沼田女子高校「どうしておなかがへるのかな」

作:中村 勉(既成) ※台本はこちらで読めます
演出:(表記なし)

あらすじ・概要

姉妹が二人で織り成す家族劇。すねて家の外にいる姉を妹が呼びにいくところからお話は始まります。家族の構成や環境が変化していく中、姉妹の間にも微妙な気持ちの変化が起こります。

感想

キャストが妹と姉の2人だけで構成される舞台です。中村勉氏作ということで他作同様、比較的難しい台本なのですが、それが非常によく演じられていました。舞台上には左手に木製のベンチ、中央に木のオブジェ、右手に家と壁と扉。「家」と「その庭」ということなのですが若干公園ぽかったかなあ。もう少し工夫の余地はあるかもしれません。

最初声が弱々しく基礎的な発声の力は弱いようですが、途中からは役者が乗ってきて少し聞き取りやすくなりました。全体的に抑えた演技となり作品にとてもよくマッチしていました。ただ、そればかりだったのが勿体無かった。発生も演技も。別に元気に騒ぐシーンがあっても作品のムードを壊さず、それどころか元気なところもきちんと見えるとしんみりがより引き立つのです。例えば、中盤の二人がじゃれ合う(おいかける)シーンで手加減が見えたのがもったいなかった。全力で走れという意味ではなくて、わざと空振りしたりする必要はなかったのではないかということです。もっと元気に、力いっぱい追いかけっこをしてほしかった。台詞なら「制服いいよね。聖和」とか元気に言ってよかったと思います。

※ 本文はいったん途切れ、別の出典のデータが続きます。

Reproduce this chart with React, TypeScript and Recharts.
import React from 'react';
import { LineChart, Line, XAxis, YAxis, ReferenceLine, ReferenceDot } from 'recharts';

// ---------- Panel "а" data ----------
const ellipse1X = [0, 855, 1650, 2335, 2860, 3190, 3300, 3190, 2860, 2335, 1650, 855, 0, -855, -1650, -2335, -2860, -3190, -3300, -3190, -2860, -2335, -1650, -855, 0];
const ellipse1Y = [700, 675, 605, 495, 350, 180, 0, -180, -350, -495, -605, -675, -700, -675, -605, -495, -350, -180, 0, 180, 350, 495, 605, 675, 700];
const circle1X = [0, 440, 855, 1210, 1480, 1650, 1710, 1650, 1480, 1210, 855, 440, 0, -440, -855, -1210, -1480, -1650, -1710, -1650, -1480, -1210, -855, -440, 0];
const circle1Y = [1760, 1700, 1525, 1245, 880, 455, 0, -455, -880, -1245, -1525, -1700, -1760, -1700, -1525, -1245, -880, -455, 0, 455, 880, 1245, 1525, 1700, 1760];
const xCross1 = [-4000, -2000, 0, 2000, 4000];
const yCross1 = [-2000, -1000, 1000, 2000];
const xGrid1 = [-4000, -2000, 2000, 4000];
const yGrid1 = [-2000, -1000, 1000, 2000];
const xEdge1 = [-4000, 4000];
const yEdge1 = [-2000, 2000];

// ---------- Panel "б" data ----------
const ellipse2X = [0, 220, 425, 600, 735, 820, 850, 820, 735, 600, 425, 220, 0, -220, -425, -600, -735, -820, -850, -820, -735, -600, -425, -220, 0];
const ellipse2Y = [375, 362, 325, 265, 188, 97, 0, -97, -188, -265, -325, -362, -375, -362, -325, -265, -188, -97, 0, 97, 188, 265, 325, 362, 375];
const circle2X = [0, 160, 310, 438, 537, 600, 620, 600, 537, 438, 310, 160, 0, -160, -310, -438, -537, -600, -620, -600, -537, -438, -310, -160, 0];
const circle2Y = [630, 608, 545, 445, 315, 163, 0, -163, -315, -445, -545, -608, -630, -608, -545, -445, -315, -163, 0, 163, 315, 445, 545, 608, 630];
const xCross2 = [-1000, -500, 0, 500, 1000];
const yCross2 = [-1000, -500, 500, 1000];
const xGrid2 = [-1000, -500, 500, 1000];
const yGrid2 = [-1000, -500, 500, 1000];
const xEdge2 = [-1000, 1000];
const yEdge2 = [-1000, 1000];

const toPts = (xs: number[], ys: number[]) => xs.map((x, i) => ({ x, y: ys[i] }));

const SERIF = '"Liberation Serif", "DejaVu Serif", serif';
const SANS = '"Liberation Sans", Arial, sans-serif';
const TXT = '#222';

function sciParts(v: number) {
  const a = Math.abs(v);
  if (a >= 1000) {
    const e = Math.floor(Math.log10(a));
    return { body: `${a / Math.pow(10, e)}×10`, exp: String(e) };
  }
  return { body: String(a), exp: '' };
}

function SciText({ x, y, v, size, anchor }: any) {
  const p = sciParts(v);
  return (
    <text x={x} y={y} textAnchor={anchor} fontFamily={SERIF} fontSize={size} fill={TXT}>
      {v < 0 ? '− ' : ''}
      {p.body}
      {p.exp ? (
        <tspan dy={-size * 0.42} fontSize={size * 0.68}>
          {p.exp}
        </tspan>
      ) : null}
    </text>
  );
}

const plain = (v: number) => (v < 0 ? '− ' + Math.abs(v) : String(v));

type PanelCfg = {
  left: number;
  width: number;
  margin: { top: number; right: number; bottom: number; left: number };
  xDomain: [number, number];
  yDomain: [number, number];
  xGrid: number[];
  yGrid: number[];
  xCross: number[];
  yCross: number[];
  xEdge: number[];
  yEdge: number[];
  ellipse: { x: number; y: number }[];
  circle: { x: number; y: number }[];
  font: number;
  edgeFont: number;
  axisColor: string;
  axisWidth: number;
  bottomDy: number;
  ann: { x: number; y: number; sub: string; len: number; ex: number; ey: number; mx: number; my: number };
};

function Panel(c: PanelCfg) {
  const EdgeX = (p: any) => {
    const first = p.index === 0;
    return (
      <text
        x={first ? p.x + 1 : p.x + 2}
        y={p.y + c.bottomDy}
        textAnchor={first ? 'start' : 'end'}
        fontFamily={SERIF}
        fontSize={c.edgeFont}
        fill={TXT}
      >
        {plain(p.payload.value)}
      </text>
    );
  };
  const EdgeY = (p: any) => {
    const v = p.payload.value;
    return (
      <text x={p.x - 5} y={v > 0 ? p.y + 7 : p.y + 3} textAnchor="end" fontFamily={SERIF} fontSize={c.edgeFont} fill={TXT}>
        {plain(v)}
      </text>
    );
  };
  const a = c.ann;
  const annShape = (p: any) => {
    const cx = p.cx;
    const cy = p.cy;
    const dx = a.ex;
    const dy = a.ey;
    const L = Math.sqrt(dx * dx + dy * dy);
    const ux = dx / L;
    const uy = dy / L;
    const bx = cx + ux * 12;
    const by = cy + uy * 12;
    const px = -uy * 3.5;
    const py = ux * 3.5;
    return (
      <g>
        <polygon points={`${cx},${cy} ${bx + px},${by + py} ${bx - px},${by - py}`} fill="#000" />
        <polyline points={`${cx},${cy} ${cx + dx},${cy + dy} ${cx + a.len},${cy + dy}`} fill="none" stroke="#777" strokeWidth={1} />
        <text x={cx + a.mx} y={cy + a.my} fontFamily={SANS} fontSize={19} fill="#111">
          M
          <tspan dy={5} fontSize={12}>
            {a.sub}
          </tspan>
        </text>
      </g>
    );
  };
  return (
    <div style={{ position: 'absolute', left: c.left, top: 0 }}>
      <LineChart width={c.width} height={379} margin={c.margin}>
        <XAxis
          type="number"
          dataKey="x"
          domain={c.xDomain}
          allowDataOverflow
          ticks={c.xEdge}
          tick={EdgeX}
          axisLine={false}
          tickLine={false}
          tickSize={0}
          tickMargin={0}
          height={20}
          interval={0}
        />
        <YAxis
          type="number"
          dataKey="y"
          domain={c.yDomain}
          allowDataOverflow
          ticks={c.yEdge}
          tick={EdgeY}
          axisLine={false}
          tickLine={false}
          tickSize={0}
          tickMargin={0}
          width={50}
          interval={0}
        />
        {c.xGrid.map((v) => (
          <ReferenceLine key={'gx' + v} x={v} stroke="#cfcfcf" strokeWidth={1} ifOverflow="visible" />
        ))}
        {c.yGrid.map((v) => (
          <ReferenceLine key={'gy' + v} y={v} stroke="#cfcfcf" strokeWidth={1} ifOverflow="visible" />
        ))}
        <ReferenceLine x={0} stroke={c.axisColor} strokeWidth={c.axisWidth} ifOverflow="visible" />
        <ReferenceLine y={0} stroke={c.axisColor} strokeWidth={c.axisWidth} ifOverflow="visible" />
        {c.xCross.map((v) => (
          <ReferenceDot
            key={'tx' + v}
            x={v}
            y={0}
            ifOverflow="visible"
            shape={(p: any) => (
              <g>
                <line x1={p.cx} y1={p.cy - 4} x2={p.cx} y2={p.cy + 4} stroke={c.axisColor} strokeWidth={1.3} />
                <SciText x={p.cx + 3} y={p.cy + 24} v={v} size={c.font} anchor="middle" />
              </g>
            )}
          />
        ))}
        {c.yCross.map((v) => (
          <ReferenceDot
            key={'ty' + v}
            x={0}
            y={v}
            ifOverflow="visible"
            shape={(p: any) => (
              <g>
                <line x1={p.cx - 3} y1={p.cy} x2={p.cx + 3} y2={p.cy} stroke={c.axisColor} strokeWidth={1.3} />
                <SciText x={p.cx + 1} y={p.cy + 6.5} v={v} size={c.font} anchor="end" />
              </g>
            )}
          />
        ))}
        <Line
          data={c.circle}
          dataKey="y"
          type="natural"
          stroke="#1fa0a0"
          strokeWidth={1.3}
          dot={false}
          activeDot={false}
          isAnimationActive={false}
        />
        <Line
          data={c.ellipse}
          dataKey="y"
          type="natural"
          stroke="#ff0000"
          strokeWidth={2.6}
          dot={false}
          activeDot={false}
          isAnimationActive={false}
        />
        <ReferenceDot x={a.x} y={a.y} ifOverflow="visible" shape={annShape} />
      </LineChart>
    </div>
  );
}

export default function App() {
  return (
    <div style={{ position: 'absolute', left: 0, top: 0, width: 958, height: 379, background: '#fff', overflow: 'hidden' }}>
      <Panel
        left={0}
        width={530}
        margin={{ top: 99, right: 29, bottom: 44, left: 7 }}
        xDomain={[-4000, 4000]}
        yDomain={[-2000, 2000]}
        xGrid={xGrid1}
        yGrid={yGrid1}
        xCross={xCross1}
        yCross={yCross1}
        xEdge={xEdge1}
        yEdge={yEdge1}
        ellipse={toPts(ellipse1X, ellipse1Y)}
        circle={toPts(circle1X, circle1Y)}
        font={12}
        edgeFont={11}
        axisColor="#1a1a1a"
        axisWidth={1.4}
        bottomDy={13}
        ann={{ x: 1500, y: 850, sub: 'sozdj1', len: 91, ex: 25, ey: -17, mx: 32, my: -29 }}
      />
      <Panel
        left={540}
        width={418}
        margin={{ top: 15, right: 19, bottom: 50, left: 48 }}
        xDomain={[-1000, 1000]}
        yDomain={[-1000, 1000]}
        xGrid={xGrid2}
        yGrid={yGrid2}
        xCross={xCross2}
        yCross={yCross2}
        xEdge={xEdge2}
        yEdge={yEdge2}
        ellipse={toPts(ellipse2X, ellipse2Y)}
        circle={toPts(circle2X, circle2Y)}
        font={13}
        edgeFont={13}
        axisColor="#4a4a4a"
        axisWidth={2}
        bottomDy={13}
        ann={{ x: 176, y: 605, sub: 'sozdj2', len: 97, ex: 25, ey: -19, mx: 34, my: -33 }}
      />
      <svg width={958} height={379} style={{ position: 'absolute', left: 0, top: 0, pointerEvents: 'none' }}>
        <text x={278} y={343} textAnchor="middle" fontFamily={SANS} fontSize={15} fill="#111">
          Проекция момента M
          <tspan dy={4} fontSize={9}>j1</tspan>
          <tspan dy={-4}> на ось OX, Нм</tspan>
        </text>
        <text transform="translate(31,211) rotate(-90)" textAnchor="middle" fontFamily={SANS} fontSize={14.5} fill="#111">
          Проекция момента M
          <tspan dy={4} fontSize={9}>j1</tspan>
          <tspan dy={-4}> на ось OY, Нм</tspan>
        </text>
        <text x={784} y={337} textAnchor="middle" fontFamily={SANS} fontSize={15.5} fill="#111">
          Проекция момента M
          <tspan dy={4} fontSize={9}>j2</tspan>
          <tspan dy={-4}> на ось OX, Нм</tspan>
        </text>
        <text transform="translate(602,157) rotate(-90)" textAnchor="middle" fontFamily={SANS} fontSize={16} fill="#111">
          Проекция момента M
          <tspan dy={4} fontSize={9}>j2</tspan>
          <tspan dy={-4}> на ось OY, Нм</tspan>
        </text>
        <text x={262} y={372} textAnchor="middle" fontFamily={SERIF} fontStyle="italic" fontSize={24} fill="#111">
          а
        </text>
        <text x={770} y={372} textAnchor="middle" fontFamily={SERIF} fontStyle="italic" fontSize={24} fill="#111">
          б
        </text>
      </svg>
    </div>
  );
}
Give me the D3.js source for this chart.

台詞や動作のメリハリのほかに、もう一つ気を使ってほしかったのは「間」。上演時間約50分というところからも分かると思うのですが、この作品の場合、もっと台詞をゆっくり話していいし、台詞と台詞の「間」はもっともっと気を使って欲しかった。さらに言えば、動きも大切にできたらよかったと思います。ほとんど動かず話をするってのはやっぱり勿体無い。

また2つ勿体なかったところがあります。1つはラストシーン。話が終わってから、一度暗転しエンドシーンとなっていましたが、暗転したせいで気持ちが途切れてしまいました。そこの暗転は絶対やめてほしい。ラストシーンは物語全体の余韻を残す一番重要なところなのですから、暗転しなくてもいくらでも見せようはあるはずです。ラストシーンの選曲も講評で指摘されていましたが、それを工夫してほしかった。もう1つは木のオブジェ。作品全体を貫く大切な大道具なのですから、木の部分をもう少しどうにかしてほしい(申しわけないけどしょぼい)。また青々とした木が本当にこの作品に合っているのかということももう一度考えてみてもいいと思います(考えた結果青々として木であったなら問題はありません)。

あとBGMがうるさくなく、主張しすぎず、また使いすぎることもなく良いムードを引き立てていたと思います。

全体的に

抑えたトーンでしんみりとしたムードをとてもよく意識して演じ手いたことに大変好感を持ちました。過去県内で観てきた中村勉氏の台本の舞台の中では一番の完成度といっても良いと思います。本当によくここまで台本を読み込みその意図を理解したと感激しました。県内の学校は、そういうこと(台本を読み込み・理解し・解釈し・自分たちのオリジナルとして構成し・演じること)がとても苦手な傾向がありますので、その点を高く評価したい。

あとは、台本自体そういうものだから仕方ない面もありますが、中盤にどしてもたるみがでてしまいます(客席をみていると寝てた人もいた)。変なアレンジをするというよりは、動作を含めた完成度を高め引き込むしかないかもしれません。メリハリ(強弱)を少し意識して出してみるだけでも印象は違うと思う。

個人的に関東行ってほしいなあと思ったのですが、今年はハイレベルな戦いで入賞もなりませんでした。たしかに演技技術等では他校に負けていますから仕方ないのかもしれませんが残念です。しかし、誰がなんと言おうといい演劇でしたよ。